* Aim of the task
Restate the data exactly as given and keep the pictures out.

* Information shown
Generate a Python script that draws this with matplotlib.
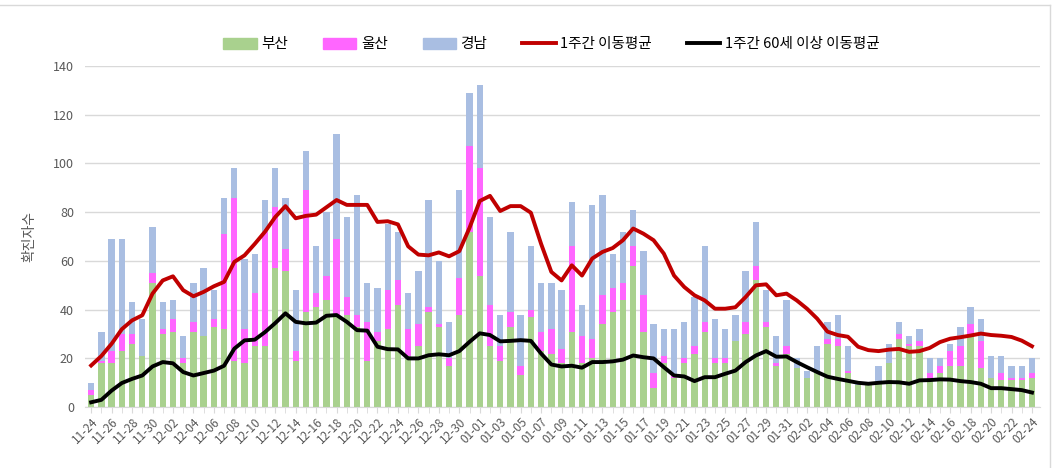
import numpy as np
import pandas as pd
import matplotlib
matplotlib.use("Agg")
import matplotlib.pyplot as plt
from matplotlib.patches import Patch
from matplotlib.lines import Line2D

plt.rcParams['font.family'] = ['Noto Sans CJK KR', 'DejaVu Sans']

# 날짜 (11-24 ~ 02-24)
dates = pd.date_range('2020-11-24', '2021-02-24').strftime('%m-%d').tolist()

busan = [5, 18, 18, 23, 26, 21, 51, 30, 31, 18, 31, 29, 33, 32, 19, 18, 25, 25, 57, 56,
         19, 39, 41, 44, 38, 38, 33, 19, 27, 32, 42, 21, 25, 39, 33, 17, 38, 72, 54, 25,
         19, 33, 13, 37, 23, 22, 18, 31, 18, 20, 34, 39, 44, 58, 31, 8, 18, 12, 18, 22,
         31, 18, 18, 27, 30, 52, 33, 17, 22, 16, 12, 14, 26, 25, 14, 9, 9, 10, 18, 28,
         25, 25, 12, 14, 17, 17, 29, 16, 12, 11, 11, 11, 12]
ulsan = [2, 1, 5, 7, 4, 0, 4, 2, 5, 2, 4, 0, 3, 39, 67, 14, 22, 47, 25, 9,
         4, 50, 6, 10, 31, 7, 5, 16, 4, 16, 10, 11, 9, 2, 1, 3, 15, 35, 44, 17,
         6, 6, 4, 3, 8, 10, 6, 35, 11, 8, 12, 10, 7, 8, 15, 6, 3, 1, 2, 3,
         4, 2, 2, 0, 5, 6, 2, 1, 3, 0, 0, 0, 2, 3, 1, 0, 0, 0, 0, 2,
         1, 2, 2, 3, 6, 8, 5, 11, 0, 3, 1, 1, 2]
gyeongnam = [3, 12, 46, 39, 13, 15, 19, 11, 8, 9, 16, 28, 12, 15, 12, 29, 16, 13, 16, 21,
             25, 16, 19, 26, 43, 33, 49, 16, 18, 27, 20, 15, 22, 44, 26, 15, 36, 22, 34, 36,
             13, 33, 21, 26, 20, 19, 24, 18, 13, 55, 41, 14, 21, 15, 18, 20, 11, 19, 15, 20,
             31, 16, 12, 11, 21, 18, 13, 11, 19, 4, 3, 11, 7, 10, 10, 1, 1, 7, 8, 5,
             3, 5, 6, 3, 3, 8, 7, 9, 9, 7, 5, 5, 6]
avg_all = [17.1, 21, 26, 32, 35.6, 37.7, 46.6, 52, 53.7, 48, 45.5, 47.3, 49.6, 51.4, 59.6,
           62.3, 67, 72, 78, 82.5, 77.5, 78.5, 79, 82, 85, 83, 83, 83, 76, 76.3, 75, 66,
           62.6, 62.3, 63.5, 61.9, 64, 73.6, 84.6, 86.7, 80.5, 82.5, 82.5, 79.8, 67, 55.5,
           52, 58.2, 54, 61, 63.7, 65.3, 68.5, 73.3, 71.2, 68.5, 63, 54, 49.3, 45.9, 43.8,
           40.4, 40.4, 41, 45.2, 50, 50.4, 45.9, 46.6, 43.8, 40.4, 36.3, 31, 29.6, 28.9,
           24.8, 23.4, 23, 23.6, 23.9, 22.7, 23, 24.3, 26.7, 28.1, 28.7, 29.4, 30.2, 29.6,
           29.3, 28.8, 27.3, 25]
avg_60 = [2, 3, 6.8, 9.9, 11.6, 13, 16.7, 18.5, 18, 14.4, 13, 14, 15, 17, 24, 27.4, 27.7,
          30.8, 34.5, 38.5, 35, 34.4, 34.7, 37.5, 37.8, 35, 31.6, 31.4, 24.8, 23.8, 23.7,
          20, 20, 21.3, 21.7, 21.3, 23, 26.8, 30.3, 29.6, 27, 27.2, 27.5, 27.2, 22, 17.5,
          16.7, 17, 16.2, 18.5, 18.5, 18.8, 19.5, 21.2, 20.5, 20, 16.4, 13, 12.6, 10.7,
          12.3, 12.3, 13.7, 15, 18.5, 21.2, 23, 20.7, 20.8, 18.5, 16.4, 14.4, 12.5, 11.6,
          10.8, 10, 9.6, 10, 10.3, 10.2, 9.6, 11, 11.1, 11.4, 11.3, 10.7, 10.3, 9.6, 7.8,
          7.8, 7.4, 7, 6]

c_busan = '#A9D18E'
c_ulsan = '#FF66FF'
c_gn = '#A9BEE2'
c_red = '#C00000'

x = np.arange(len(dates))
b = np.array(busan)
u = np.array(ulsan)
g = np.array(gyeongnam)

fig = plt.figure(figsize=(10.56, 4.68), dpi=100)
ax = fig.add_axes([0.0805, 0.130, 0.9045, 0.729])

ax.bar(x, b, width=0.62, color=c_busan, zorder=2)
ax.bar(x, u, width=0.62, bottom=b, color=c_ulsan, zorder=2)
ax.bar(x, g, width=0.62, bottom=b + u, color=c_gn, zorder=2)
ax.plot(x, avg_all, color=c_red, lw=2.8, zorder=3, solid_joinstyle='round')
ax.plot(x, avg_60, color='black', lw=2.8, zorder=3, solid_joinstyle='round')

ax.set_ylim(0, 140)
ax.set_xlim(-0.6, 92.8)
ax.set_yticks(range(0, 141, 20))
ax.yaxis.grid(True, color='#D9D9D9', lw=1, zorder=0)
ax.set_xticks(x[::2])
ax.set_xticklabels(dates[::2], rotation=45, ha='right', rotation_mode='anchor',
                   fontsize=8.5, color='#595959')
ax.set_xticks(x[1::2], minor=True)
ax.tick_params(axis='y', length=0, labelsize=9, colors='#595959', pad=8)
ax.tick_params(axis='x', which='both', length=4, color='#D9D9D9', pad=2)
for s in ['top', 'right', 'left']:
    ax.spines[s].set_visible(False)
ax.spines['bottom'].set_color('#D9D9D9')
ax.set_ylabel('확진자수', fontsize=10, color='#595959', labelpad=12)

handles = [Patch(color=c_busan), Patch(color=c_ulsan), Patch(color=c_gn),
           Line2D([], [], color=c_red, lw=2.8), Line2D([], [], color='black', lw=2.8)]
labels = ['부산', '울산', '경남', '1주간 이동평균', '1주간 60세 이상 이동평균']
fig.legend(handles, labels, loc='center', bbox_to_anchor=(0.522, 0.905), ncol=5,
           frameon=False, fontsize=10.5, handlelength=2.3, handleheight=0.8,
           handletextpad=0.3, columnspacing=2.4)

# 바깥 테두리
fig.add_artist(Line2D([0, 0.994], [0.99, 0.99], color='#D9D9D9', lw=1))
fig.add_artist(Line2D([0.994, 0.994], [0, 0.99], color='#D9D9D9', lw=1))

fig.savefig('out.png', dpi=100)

* Task output
Generate a Python script that draws this with matplotlib.
import numpy as np
import pandas as pd
import matplotlib
matplotlib.use("Agg")
import matplotlib.pyplot as plt
from matplotlib.patches import Patch
from matplotlib.lines import Line2D

plt.rcParams['font.family'] = ['Noto Sans CJK KR', 'DejaVu Sans']

# 날짜 (11-24 ~ 02-24)
dates = pd.date_range('2020-11-24', '2021-02-24').strftime('%m-%d').tolist()

busan = [5, 18, 18, 23, 26, 21, 51, 30, 31, 18, 31, 29, 33, 32, 19, 18, 25, 25, 57, 56,
         19, 39, 41, 44, 38, 38, 33, 19, 27, 32, 42, 21, 25, 39, 33, 17, 38, 72, 54, 25,
         19, 33, 13, 37, 23, 22, 18, 31, 18, 20, 34, 39, 44, 58, 31, 8, 18, 12, 18, 22,
         31, 18, 18, 27, 30, 52, 33, 17, 22, 16, 12, 14, 26, 25, 14, 9, 9, 10, 18, 28,
         25, 25, 12, 14, 17, 17, 29, 16, 12, 11, 11, 11, 12]
ulsan = [2, 1, 5, 7, 4, 0, 4, 2, 5, 2, 4, 0, 3, 39, 67, 14, 22, 47, 25, 9,
         4, 50, 6, 10, 31, 7, 5, 16, 4, 16, 10, 11, 9, 2, 1, 3, 15, 35, 44, 17,
         6, 6, 4, 3, 8, 10, 6, 35, 11, 8, 12, 10, 7, 8, 15, 6, 3, 1, 2, 3,
         4, 2, 2, 0, 5, 6, 2, 1, 3, 0, 0, 0, 2, 3, 1, 0, 0, 0, 0, 2,
         1, 2, 2, 3, 6, 8, 5, 11, 0, 3, 1, 1, 2]
gyeongnam = [3, 12, 46, 39, 13, 15, 19, 11, 8, 9, 16, 28, 12, 15, 12, 29, 16, 13, 16, 21,
             25, 16, 19, 26, 43, 33, 49, 16, 18, 27, 20, 15, 22, 44, 26, 15, 36, 22, 34, 36,
             13, 33, 21, 26, 20, 19, 24, 18, 13, 55, 41, 14, 21, 15, 18, 20, 11, 19, 15, 20,
             31, 16, 12, 11, 21, 18, 13, 11, 19, 4, 3, 11, 7, 10, 10, 1, 1, 7, 8, 5,
             3, 5, 6, 3, 3, 8, 7, 9, 9, 7, 5, 5, 6]
avg_all = [17.1, 21, 26, 32, 35.6, 37.7, 46.6, 52, 53.7, 48, 45.5, 47.3, 49.6, 51.4, 59.6,
           62.3, 67, 72, 78, 82.5, 77.5, 78.5, 79, 82, 85, 83, 83, 83, 76, 76.3, 75, 66,
           62.6, 62.3, 63.5, 61.9, 64, 73.6, 84.6, 86.7, 80.5, 82.5, 82.5, 79.8, 67, 55.5,
           52, 58.2, 54, 61, 63.7, 65.3, 68.5, 73.3, 71.2, 68.5, 63, 54, 49.3, 45.9, 43.8,
           40.4, 40.4, 41, 45.2, 50, 50.4, 45.9, 46.6, 43.8, 40.4, 36.3, 31, 29.6, 28.9,
           24.8, 23.4, 23, 23.6, 23.9, 22.7, 23, 24.3, 26.7, 28.1, 28.7, 29.4, 30.2, 29.6,
           29.3, 28.8, 27.3, 25]
avg_60 = [2, 3, 6.8, 9.9, 11.6, 13, 16.7, 18.5, 18, 14.4, 13, 14, 15, 17, 24, 27.4, 27.7,
          30.8, 34.5, 38.5, 35, 34.4, 34.7, 37.5, 37.8, 35, 31.6, 31.4, 24.8, 23.8, 23.7,
          20, 20, 21.3, 21.7, 21.3, 23, 26.8, 30.3, 29.6, 27, 27.2, 27.5, 27.2, 22, 17.5,
          16.7, 17, 16.2, 18.5, 18.5, 18.8, 19.5, 21.2, 20.5, 20, 16.4, 13, 12.6, 10.7,
          12.3, 12.3, 13.7, 15, 18.5, 21.2, 23, 20.7, 20.8, 18.5, 16.4, 14.4, 12.5, 11.6,
          10.8, 10, 9.6, 10, 10.3, 10.2, 9.6, 11, 11.1, 11.4, 11.3, 10.7, 10.3, 9.6, 7.8,
          7.8, 7.4, 7, 6]

c_busan = '#A9D18E'
c_ulsan = '#FF66FF'
c_gn = '#A9BEE2'
c_red = '#C00000'

x = np.arange(len(dates))
b = np.array(busan)
u = np.array(ulsan)
g = np.array(gyeongnam)

fig = plt.figure(figsize=(10.56, 4.68), dpi=100)
ax = fig.add_axes([0.0805, 0.130, 0.9045, 0.729])

ax.bar(x, b, width=0.62, color=c_busan, zorder=2)
ax.bar(x, u, width=0.62, bottom=b, color=c_ulsan, zorder=2)
ax.bar(x, g, width=0.62, bottom=b + u, color=c_gn, zorder=2)
ax.plot(x, avg_all, color=c_red, lw=2.8, zorder=3, solid_joinstyle='round')
ax.plot(x, avg_60, color='black', lw=2.8, zorder=3, solid_joinstyle='round')

ax.set_ylim(0, 140)
ax.set_xlim(-0.6, 92.8)
ax.set_yticks(range(0, 141, 20))
ax.yaxis.grid(True, color='#D9D9D9', lw=1, zorder=0)
ax.set_xticks(x[::2])
ax.set_xticklabels(dates[::2], rotation=45, ha='right', rotation_mode='anchor',
                   fontsize=8.5, color='#595959')
ax.set_xticks(x[1::2], minor=True)
ax.tick_params(axis='y', length=0, labelsize=9, colors='#595959', pad=8)
ax.tick_params(axis='x', which='both', length=4, color='#D9D9D9', pad=2)
for s in ['top', 'right', 'left']:
    ax.spines[s].set_visible(False)
ax.spines['bottom'].set_color('#D9D9D9')
ax.set_ylabel('확진자수', fontsize=10, color='#595959', labelpad=12)

handles = [Patch(color=c_busan), Patch(color=c_ulsan), Patch(color=c_gn),
           Line2D([], [], color=c_red, lw=2.8), Line2D([], [], color='black', lw=2.8)]
labels = ['부산', '울산', '경남', '1주간 이동평균', '1주간 60세 이상 이동평균']
fig.legend(handles, labels, loc='center', bbox_to_anchor=(0.522, 0.905), ncol=5,
           frameon=False, fontsize=10.5, handlelength=2.3, handleheight=0.8,
           handletextpad=0.3, columnspacing=2.4)

# 바깥 테두리
fig.add_artist(Line2D([0, 0.994], [0.99, 0.99], color='#D9D9D9', lw=1))
fig.add_artist(Line2D([0.994, 0.994], [0, 0.99], color='#D9D9D9', lw=1))

fig.savefig('out.png', dpi=100)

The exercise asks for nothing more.